Using DDP with WebDataset

This is my first time using WebDataset and I have multiple shards (about 60) with a large number of images. It was working as I would expect in the normal Dataset class when I was using a single GPU. However once I set the devices to 2 I received the error ValueError: you need to add an explicit nodesplitter to your input pipeline for multi-node training Webdataset.
I saw two approach to allow using multiple gpus with WebDataset.

  1. Using .with_epochs

According to WebDataset Github I could simply use the with_epochs function in my dataset as follows:

dataset = wds.WebDataset(url, resampled=True).shuffle(1000).decode("rgb").to_tuple("png", "json").map(preprocess).with_epoch(10000) 
dataloader = wds.WebLoader(dataset, batch_size=batch_size)
  1. Using ddp_equalize
    According to WebDataset MultiNode
dataset_size, batch_size = 1282000, 64 
dataset = wds.WebDataset(urls).decode("pil").shuffle(5000).batched(batch_size, partial=False) 
loader = wds.WebLoader(dataset, num_workers=4) loader = loader.ddp_equalize(dataset_size // batch_size)

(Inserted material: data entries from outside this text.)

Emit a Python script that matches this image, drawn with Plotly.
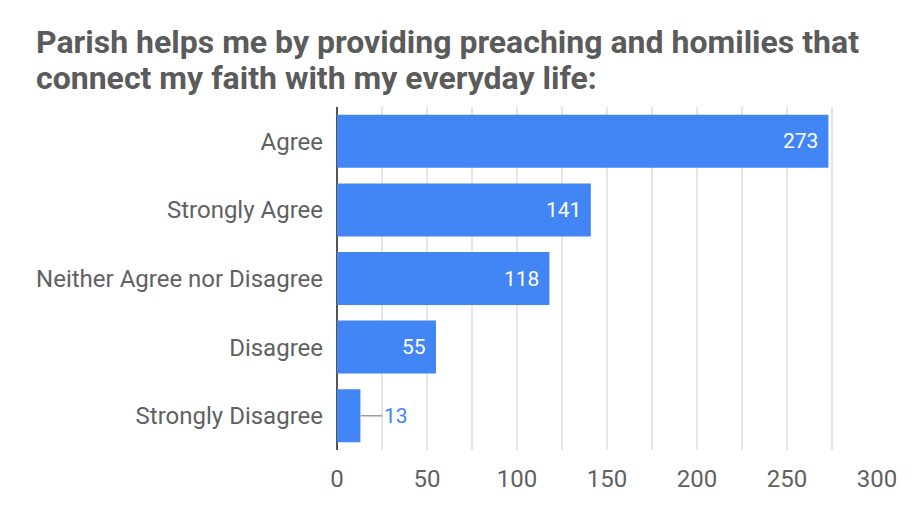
import plotly.graph_objects as go

categories = ["Agree", "Strongly Agree", "Neither Agree nor Disagree", "Disagree", "Strongly Disagree"]
values = [273, 141, 118, 55, 13]
x_tick_vals = [0, 50, 100, 150, 200, 250, 300]

title_lines = ["Parish helps me by providing preaching and homilies that",
               "connect my faith with my everyday life:"]

BLUE = "#4285F4"
W, H = 911, 513
L, R, T, B = 337, 34, 107, 63
PW, PH = W - L - R, H - T - B

fig = go.Figure()
fig.add_trace(go.Bar(
    x=values,
    y=categories,
    orientation="h",
    marker=dict(color=BLUE, line=dict(width=0)),
    hoverinfo="skip",
))

# data labels
for v, c in zip(values, categories):
    if v >= 30:
        fig.add_annotation(
            x=v, y=c, xref="x", yref="y", text=str(v), showarrow=False,
            xanchor="right", xshift=-8,
            font=dict(family="Roboto", size=21, color="white"),
        )
    else:
        fig.add_annotation(
            x=v, y=c, xref="x", yref="y",
            text=str(v), showarrow=True, arrowhead=0, arrowwidth=1.5,
            arrowcolor="#9e9e9e", ax=22, ay=0, xanchor="left",
            font=dict(family="Roboto", size=21, color=BLUE),
        )

# two-line title
for i, (line, ymid) in enumerate(zip(title_lines, [42, 78])):
    fig.add_annotation(
        x=(34 - L) / PW, y=1 + (T - ymid) / PH, xref="paper", yref="paper",
        text=line, showarrow=False, xanchor="left", yanchor="middle",
        font=dict(family="Roboto", size=32, color="#5b5b5b", weight="bold"),
    )

fig.update_layout(
    width=W, height=H,
    margin=dict(l=L, r=R, t=T, b=B),
    paper_bgcolor="white", plot_bgcolor="white",
    bargap=0.227,
    showlegend=False,
    font=dict(family="Roboto", size=24, color="#616161"),
    xaxis=dict(
        range=[0, 300],
        tickvals=x_tick_vals,
        ticktext=[str(t) for t in x_tick_vals],
        showgrid=True, gridcolor="#e6e6e6", gridwidth=1.5,
        minor=dict(dtick=25, showgrid=True, gridcolor="#e6e6e6", gridwidth=1.5),
        zeroline=True, zerolinecolor="#555", zerolinewidth=2,
        showline=False, ticks="",
        ticklabelstandoff=12,
        tickfont=dict(family="Roboto", size=24, color="#616161"),
        fixedrange=True,
    ),
    yaxis=dict(
        categoryorder="array", categoryarray=categories,
        autorange="reversed",
        showgrid=False, zeroline=False, showline=False, ticks="",
        ticklabelstandoff=13,
        tickfont=dict(family="Roboto", size=24, color="#616161"),
        fixedrange=True,
    ),
)

fig.write_html("out.html", post_script="document.body.style.margin='0';",
               config={"displayModeBar": False})
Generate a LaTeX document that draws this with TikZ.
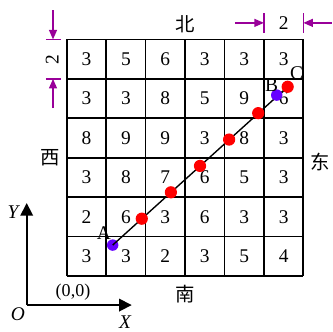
\documentclass[tikz,border=0pt]{standalone}
\usepackage{tikz}
\usetikzlibrary{arrows.meta,positioning,calc}
\usepackage{fontspec}
\setmainfont{Liberation Serif}
\newfontfamily\cjkfont{Noto Sans CJK SC}
\definecolor{dimcol}{RGB}{153,0,153}
\definecolor{startcol}{RGB}{102,0,255}
\definecolor{pathcol}{RGB}{255,0,0}

\begin{document}
\begin{tikzpicture}[
    >={Triangle[length=3.2mm, width=3.2mm]},
    cell/.style={font=\fontsize{14}{16}\selectfont},
    dir/.style={font=\cjkfont\fontsize{14}{16}\selectfont},
    ptlabel/.style={font=\fontsize{14}{16}\selectfont, inner sep=0pt},
    reddot/.style={circle, fill=pathcol, minimum size=3.1mm, inner sep=0pt},
    enddot/.style={circle, fill=startcol, minimum size=2.9mm, inner sep=0pt},
    dimline/.style={dimcol, line width=1pt},
    dimarrow/.style={dimcol, line width=1pt, -{Triangle[length=2.4mm, width=2mm]}},
]
\useasboundingbox (-1.691,-1.395) rectangle (6.752,7.0);

% grid of values
\draw[line width=1.2pt] (0,0) grid (6,6);
\foreach \row/\vals in {1/{3,5,6,3,3,3}, 2/{3,3,8,5,9,6}, 3/{8,9,9,3,8,3},
                        4/{3,8,7,6,5,3}, 5/{2,6,3,6,3,3}, 6/{3,3,2,3,5,4}} {
  \foreach \v [count=\col] in \vals {
    \node[cell] (c\row\col) at (\col-0.5, 6.5-\row) {\v};
  }
}

% directions
\node[dir] (north) at (3,6.39) {北};
\node[dir] (south) at (3,-0.456) {南};
\node[dir] (west) at (-0.423,2.99) {西};
\node[dir] (east) at (6.42,2.9) {东};

% path A -> C
\node[enddot] (A) at (1.166,0.786) {};
\coordinate (C) at (5.603,4.80);
\draw[line width=1pt] (A.center) -- (C);
\foreach \k in {1,...,5} {
  \node[reddot] (p\k) at ($(A)+\k*(0.738,0.669)$) {};
}
\node[enddot] (B) at (5.325,4.589) {};
\node[reddot] (Cdot) at (C) {};
\node[ptlabel] (labA) at (0.946,1.083) {A};
\node[ptlabel] (labB) at (5.198,4.843) {B};
\node[ptlabel] (labC) at (5.832,5.155) {C};

% cell size marks
\coordinate (t1) at (5,6.17);
\coordinate (t1e) at (5,6.676);
\coordinate (t2) at (6,6.17);
\coordinate (t2e) at (6,6.676);
\draw[dimline] (t1) -- (t1e);
\draw[dimline] (t2) -- (t2e);
\coordinate (ta) at (4.267,6.42);
\coordinate (tb) at (6.72,6.42);
\draw[dimarrow] (ta) -- (5,6.42);
\draw[dimarrow] (tb) -- (6,6.42);
\node[cell] (topsize) at (5.5,6.42) {2};

\coordinate (l1) at (-0.525,6);
\coordinate (l1e) at (-0.145,6);
\coordinate (l2) at (-0.525,5);
\coordinate (l2e) at (-0.145,5);
\draw[dimline] (l1) -- (l1e);
\draw[dimline] (l2) -- (l2e);
\coordinate (la) at (-0.347,6.744);
\coordinate (lb) at (-0.347,4.26);
\draw[dimarrow] (la) -- (-0.347,6);
\draw[dimarrow] (lb) -- (-0.347,5);
\node[cell, rotate=90] (leftsize) at (-0.37,5.48) {2};

% axes
\coordinate (O) at (-1.014,-0.735);
\coordinate (Ytip) at (-1.014,1.851);
\coordinate (Xtip) at (1.648,-0.735);
\draw[->, line width=1.2pt] (O) -- (Ytip);
\draw[->, line width=1.2pt] (O) -- (Xtip);
\node[ptlabel, font=\itshape\fontsize{14}{16}\selectfont] (labY) at (-1.36,1.62) {Y};
\node[ptlabel, font=\itshape\fontsize{14}{16}\selectfont] (labX) at (1.478,-1.166) {X};
\node[ptlabel, font=\itshape\fontsize{14}{16}\selectfont] (labO) at (-1.235,-0.963) {O};
\node[ptlabel, font=\fontsize{13}{15}\selectfont] (origin) at (0.16,-0.406) {(0,0)};
\end{tikzpicture}
\end{document}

Could someone please help me understand what is happening in these two pieces of code and how they are different. In the second case is the dataset_size just a nominal size? Which if any is better? I would also appreciate if someone has an example of what is the best way to use Webdataset with pytorch lightning in multi-gpu and multi-node scenario.

Hi, this is for the PyTorch forums so I don’t think many members will have experience / understand WebDataset in detail. You might get more insight posting on that repo’s github issues. However, if there is any issues within the torch.distributed package then please post here.